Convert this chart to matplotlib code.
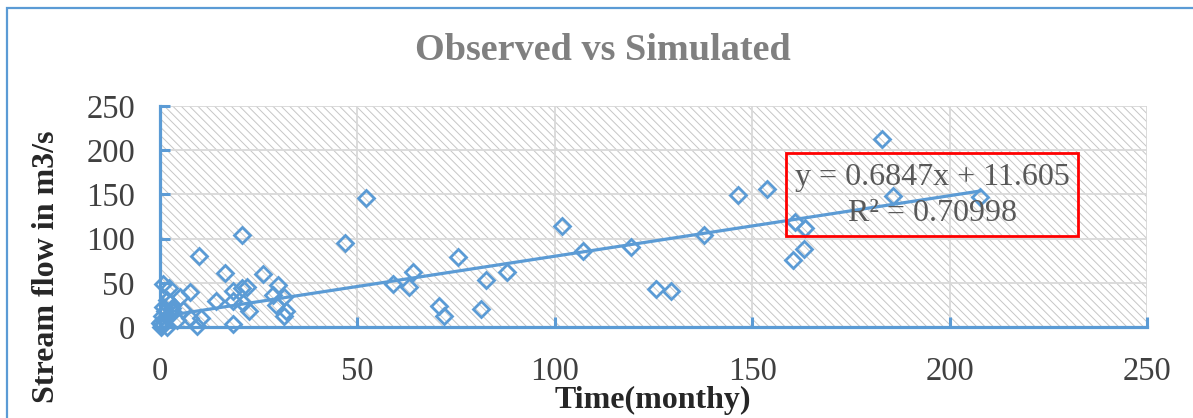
import matplotlib
matplotlib.use("Agg")
import matplotlib.pyplot as plt
from matplotlib.patches import Rectangle
import numpy as np

# Monthly time index and stream flow (m3/s)
time_months = [
    0.0, 0.3, 1.7, 0.4, 0.8, 0.8, 2.4, 1.7, 2.5, 3.4, 4.2, 5.9, 5.0, 7.6, 7.6,
    9.3, 10.5, 10.0, 14.3, 16.4, 18.6, 18.6, 18.6, 20.7, 20.7, 22.0, 21.1, 22.6,
    26.2, 29.9, 28.7, 31.4, 29.4, 32.0, 31.4, 1.0, 0.5, 2.0, 1.2, 0.2, 3.0,
    46.8, 52.2, 58.9, 63.1, 64.1, 70.7, 71.9, 75.4, 81.4, 82.7, 87.8,
    101.9, 107.2, 119.4, 125.7, 129.5, 137.7, 146.4, 153.8,
    160.3, 160.8, 163.0, 163.5, 183.0, 185.6, 207.6,
]
stream_flow = [
    4, 0, 0, 13, 23, 49, 44, 30, 27, 17, 8, 19, 34, 40, 10,
    1, 10, 80, 29, 61, 41, 29, 3, 104, 44, 45, 27, 18,
    60, 48, 36, 34, 25, 18, 13, 8, 2, 13, 18, 6, 22,
    95, 146, 49, 45, 62, 24, 12, 79, 20, 53, 62,
    114, 86, 90, 43, 41, 104, 149, 156,
    76, 119, 88, 112, 213, 148, 147,
]

# Linear trendline reported for the series
slope = 0.6847
intercept = 11.605
r_squared = 0.70998

x_ticks = [0, 50, 100, 150, 200, 250]
y_ticks = [0, 50, 100, 150, 200, 250]

BLUE = "#5B9BD5"
GRID = "#D9D9D9"
TEXT = "#595959"

plt.rcParams["font.family"] = ["Liberation Serif", "DejaVu Serif"]
plt.rcParams["hatch.linewidth"] = 0.7

W, H = 1193, 418
fig = plt.figure(figsize=(W / 100, H / 100), dpi=100)
fig.patch.set_facecolor("white")

# chart-area frame (only the top and left edges fall inside the canvas)
fig.add_artist(Rectangle((7 / W, -0.2), 1.5, 1.2 - 8 / H, transform=fig.transFigure,
                         fill=False, edgecolor=BLUE, linewidth=1.6, zorder=0))

ax = fig.add_axes([160 / W, 1 - 327 / H, (1147 - 160) / W, (327 - 106) / H])
ax.set_xlim(0, 250)
ax.set_ylim(0, 250)

# hatched plot-area fill
ax.add_patch(Rectangle((0, 0), 1, 1, transform=ax.transAxes, facecolor="white",
                       edgecolor="#C6C6C6", hatch="\\\\\\\\", linewidth=0, zorder=0))

ax.set_xticks(x_ticks)
ax.set_yticks(y_ticks)
ax.grid(True, color=GRID, linewidth=1.3, zorder=1)
ax.set_axisbelow(True)

for side in ("top", "right"):
    ax.spines[side].set_visible(False)
for side in ("left", "bottom"):
    ax.spines[side].set_color(BLUE)
    ax.spines[side].set_linewidth(2.3)
    ax.spines[side].set_zorder(3)

ax.tick_params(axis="both", direction="in", length=7, width=2.2, color=BLUE,
               labelsize=23.5, labelcolor="#404040")
ax.tick_params(axis="x", pad=21)
ax.tick_params(axis="y", pad=18)

ax.plot(time_months, stream_flow, linestyle="none", marker="D", markersize=8.5,
        markerfacecolor="none", markeredgecolor=BLUE, markeredgewidth=2.0,
        zorder=4, clip_on=False)

xt = np.array([min(time_months), max(time_months)])
ax.plot(xt, slope * xt + intercept, color=BLUE, linewidth=2.3, zorder=5)

# equation box
fig.add_artist(Rectangle((786 / W, 1 - 236 / H), (1078 - 786) / W, (236 - 153) / H,
                         transform=fig.transFigure, fill=False, edgecolor="#FF0000",
                         linewidth=2.0, zorder=6))
fig.text(932 / W, 1 - 178 / H, f"y = {slope}x + {intercept}", ha="center", va="center",
         fontsize=23, color=TEXT, zorder=7)
fig.text(932 / W, 1 - 213 / H, f"R\u00b2 = {r_squared}", ha="center", va="center",
         fontsize=23, color=TEXT, zorder=7)

fig.text(603 / W, 1 - 50 / H, "Observed vs Simulated", ha="center", va="center",
         fontsize=27.5, fontweight="bold", color="#808080")
fig.text(47 / W, 1 - 267 / H, "Stream flow in m3/s", ha="center", va="center",
         rotation=90, fontsize=23, fontweight="bold", color="#262626")
fig.text(653 / W, 1 - 400 / H, "Time(monthy)", ha="center", va="center",
         fontsize=23, fontweight="bold", color="#262626")

fig.savefig("out.png", dpi=100, facecolor="white")
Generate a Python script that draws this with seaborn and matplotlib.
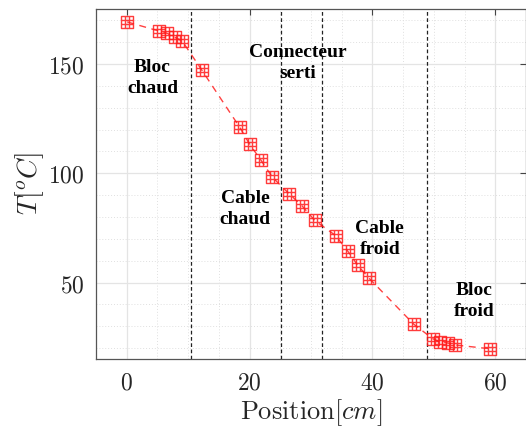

* EXERCISE INSTRUCTIONS: Exactly restate the lines from the beginning of the data through the line with "r_squared = 0.70998", and no others, keeping pictures out.

* FINISHED TASK:
Convert this chart to matplotlib code.
import matplotlib
matplotlib.use("Agg")
import matplotlib.pyplot as plt
from matplotlib.patches import Rectangle
import numpy as np

# Monthly time index and stream flow (m3/s)
time_months = [
    0.0, 0.3, 1.7, 0.4, 0.8, 0.8, 2.4, 1.7, 2.5, 3.4, 4.2, 5.9, 5.0, 7.6, 7.6,
    9.3, 10.5, 10.0, 14.3, 16.4, 18.6, 18.6, 18.6, 20.7, 20.7, 22.0, 21.1, 22.6,
    26.2, 29.9, 28.7, 31.4, 29.4, 32.0, 31.4, 1.0, 0.5, 2.0, 1.2, 0.2, 3.0,
    46.8, 52.2, 58.9, 63.1, 64.1, 70.7, 71.9, 75.4, 81.4, 82.7, 87.8,
    101.9, 107.2, 119.4, 125.7, 129.5, 137.7, 146.4, 153.8,
    160.3, 160.8, 163.0, 163.5, 183.0, 185.6, 207.6,
]
stream_flow = [
    4, 0, 0, 13, 23, 49, 44, 30, 27, 17, 8, 19, 34, 40, 10,
    1, 10, 80, 29, 61, 41, 29, 3, 104, 44, 45, 27, 18,
    60, 48, 36, 34, 25, 18, 13, 8, 2, 13, 18, 6, 22,
    95, 146, 49, 45, 62, 24, 12, 79, 20, 53, 62,
    114, 86, 90, 43, 41, 104, 149, 156,
    76, 119, 88, 112, 213, 148, 147,
]

# Linear trendline reported for the series
slope = 0.6847
intercept = 11.605
r_squared = 0.70998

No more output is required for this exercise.